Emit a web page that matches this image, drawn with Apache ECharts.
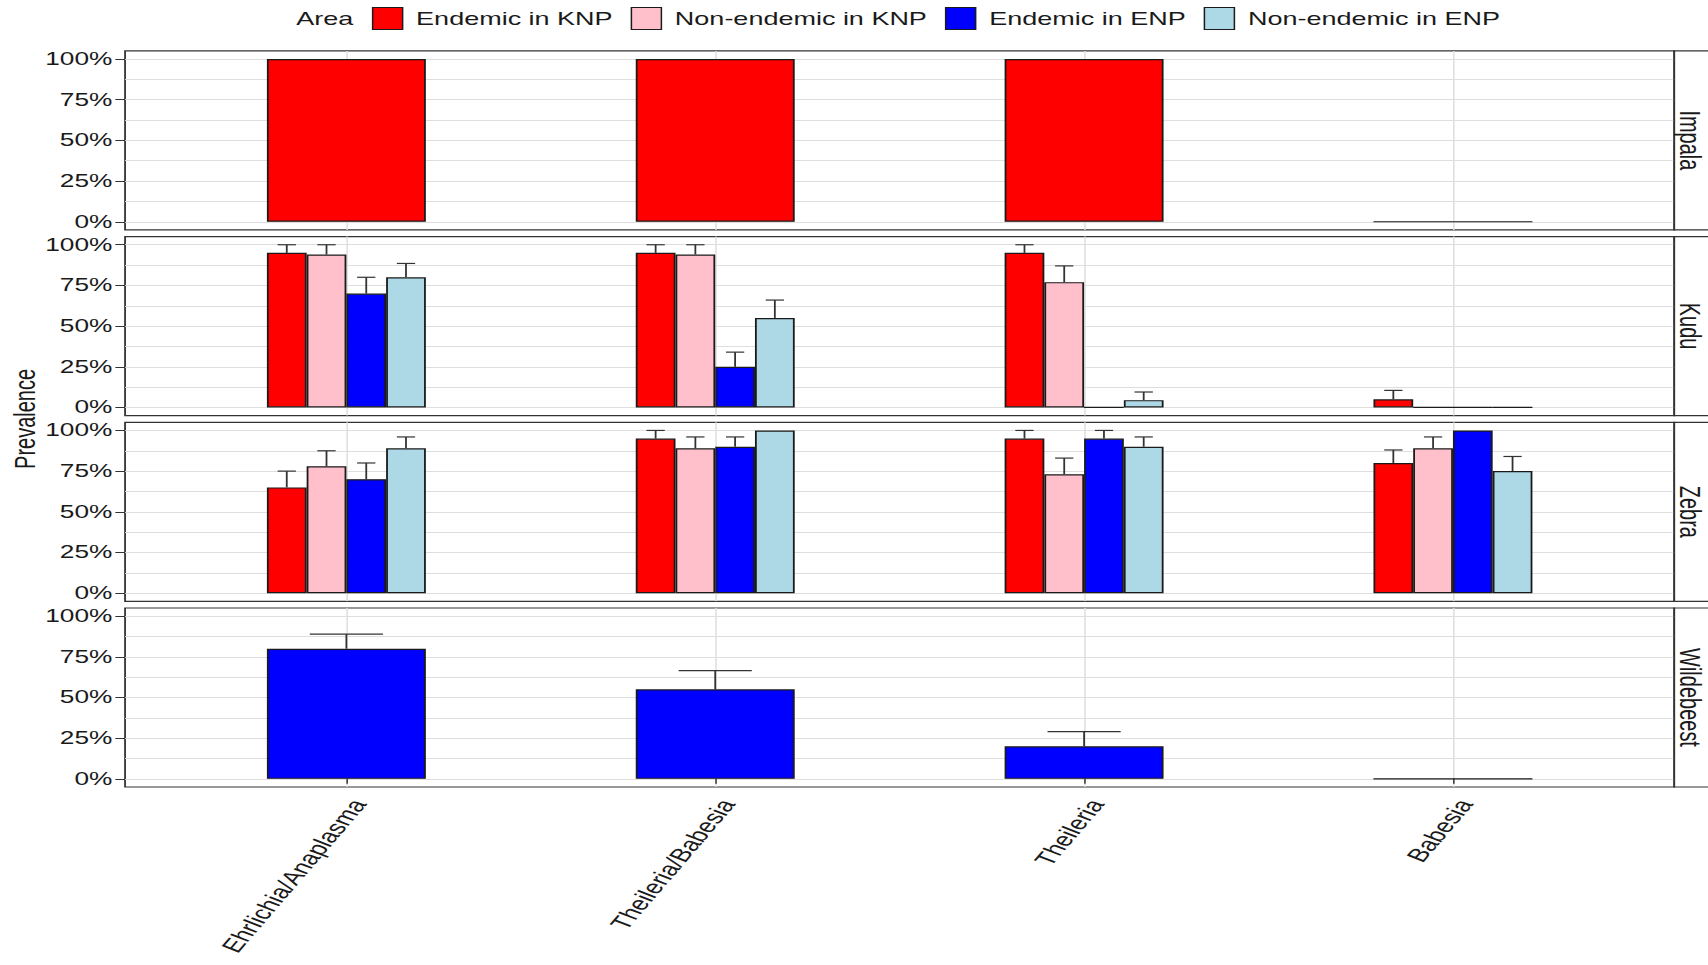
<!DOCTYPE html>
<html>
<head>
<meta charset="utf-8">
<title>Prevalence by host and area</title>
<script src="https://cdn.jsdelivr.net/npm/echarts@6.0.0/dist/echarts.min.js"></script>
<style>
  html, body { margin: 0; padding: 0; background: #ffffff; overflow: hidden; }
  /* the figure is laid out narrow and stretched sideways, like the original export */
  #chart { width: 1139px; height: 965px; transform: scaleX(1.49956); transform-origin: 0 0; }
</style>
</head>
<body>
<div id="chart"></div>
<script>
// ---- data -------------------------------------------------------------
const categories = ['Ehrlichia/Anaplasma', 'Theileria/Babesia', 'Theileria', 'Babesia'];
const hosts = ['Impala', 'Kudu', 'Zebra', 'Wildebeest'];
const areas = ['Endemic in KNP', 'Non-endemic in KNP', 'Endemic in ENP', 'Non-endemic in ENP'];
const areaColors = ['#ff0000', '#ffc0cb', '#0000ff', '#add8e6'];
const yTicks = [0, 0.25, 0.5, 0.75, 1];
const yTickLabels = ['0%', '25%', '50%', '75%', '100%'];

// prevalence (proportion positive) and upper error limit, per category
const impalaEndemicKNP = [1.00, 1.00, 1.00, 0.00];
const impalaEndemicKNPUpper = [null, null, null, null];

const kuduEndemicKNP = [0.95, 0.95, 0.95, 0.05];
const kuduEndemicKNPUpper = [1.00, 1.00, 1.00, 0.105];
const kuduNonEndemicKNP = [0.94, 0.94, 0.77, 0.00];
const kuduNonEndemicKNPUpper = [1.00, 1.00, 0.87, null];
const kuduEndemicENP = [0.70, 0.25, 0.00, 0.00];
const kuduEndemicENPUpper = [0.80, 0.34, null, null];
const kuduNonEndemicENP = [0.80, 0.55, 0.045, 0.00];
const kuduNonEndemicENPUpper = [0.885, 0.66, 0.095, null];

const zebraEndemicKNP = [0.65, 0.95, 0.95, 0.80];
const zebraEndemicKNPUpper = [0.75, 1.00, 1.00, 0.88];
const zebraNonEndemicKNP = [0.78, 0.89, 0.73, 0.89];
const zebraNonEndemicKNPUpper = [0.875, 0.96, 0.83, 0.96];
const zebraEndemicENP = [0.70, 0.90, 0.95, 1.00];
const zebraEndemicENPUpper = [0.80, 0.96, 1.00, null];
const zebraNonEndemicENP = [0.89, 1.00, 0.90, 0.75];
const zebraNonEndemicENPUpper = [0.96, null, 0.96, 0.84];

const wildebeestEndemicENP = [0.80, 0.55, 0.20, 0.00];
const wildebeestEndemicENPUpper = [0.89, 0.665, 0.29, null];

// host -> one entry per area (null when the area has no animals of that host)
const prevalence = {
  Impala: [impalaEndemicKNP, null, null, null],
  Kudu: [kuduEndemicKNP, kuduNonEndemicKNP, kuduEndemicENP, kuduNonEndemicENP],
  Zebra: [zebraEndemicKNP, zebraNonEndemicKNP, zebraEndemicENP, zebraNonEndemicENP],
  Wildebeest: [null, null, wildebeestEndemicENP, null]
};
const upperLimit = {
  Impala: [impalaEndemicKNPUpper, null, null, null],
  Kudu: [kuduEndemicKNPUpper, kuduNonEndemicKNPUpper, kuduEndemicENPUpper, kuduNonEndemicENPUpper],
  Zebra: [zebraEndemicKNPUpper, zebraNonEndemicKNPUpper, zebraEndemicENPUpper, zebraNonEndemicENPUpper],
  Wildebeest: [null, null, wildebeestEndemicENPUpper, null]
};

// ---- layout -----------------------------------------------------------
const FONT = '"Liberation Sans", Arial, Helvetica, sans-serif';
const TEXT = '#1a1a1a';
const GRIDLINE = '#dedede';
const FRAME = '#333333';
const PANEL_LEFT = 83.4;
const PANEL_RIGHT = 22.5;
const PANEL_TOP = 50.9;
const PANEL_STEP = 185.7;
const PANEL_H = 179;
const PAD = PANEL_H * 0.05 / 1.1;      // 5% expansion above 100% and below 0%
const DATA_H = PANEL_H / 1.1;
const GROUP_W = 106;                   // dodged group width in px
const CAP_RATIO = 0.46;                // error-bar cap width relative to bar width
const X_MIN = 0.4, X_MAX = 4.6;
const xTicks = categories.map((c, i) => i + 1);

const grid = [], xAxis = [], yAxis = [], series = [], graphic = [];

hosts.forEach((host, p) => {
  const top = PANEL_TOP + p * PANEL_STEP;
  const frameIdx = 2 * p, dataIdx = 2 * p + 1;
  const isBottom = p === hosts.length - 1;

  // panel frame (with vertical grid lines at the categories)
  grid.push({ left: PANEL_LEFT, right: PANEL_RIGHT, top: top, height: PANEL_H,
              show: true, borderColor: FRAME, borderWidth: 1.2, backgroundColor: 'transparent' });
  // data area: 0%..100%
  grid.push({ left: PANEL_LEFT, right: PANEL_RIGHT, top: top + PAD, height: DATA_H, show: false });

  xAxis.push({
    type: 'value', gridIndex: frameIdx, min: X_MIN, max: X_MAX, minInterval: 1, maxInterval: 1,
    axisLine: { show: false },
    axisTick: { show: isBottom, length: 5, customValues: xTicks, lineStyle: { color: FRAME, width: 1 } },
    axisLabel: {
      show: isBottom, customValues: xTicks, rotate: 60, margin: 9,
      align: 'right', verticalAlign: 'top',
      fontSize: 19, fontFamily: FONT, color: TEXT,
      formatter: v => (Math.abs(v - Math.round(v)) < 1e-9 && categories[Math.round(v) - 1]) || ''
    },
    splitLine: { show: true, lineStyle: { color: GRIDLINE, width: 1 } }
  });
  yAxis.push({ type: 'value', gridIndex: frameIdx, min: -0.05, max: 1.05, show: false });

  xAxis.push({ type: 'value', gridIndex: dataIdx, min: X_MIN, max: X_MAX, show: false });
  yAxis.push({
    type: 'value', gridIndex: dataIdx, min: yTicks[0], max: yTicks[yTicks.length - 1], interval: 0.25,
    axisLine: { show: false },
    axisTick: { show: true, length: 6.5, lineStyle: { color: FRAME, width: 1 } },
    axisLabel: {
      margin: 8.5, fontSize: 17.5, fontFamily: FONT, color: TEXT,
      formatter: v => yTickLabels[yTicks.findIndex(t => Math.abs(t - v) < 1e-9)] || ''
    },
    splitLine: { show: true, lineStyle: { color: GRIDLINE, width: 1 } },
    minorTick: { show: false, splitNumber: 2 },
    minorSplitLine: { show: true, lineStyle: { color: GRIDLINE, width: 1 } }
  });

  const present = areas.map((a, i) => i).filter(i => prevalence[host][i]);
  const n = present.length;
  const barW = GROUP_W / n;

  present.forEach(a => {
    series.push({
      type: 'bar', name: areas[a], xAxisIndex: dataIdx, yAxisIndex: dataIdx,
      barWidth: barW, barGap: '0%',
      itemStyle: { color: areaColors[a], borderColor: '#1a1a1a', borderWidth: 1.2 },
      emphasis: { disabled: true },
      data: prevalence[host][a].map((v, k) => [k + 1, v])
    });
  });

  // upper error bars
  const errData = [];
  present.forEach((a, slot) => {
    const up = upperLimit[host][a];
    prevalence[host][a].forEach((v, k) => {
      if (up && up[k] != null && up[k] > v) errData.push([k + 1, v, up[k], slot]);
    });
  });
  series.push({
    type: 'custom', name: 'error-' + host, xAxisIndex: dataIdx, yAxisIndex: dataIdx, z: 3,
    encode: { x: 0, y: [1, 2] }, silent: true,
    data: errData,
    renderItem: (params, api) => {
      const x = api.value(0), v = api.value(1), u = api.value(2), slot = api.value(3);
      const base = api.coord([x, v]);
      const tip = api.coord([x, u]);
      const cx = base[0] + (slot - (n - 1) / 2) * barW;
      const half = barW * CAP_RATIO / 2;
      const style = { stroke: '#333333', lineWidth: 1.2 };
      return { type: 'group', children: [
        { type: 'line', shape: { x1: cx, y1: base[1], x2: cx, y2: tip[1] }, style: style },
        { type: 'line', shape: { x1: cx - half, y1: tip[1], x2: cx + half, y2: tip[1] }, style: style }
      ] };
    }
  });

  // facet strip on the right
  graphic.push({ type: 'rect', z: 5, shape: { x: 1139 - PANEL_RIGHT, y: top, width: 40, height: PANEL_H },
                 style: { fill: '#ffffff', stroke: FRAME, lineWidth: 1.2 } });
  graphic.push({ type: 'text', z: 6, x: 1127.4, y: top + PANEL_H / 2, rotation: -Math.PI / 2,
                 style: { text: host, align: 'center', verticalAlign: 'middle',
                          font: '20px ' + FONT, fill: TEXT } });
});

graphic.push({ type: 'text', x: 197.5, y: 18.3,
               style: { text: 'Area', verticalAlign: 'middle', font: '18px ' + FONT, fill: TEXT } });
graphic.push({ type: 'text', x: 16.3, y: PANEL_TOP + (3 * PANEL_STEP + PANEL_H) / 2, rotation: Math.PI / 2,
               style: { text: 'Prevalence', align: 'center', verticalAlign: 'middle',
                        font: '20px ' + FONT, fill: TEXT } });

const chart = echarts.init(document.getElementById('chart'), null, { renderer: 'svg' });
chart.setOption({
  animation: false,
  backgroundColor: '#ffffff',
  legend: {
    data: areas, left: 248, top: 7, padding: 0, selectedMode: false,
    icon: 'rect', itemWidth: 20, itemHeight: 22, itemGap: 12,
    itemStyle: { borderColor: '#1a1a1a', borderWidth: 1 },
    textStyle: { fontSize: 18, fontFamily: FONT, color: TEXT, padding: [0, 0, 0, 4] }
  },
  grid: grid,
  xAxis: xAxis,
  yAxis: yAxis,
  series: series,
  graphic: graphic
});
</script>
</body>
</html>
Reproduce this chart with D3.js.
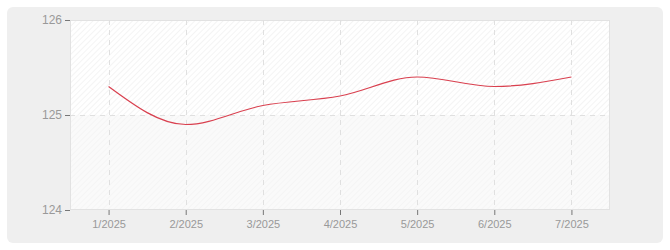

- [Written problem]:
Tally the lines in the listing that hold "this" and report the number alone.

- [Task output]:
2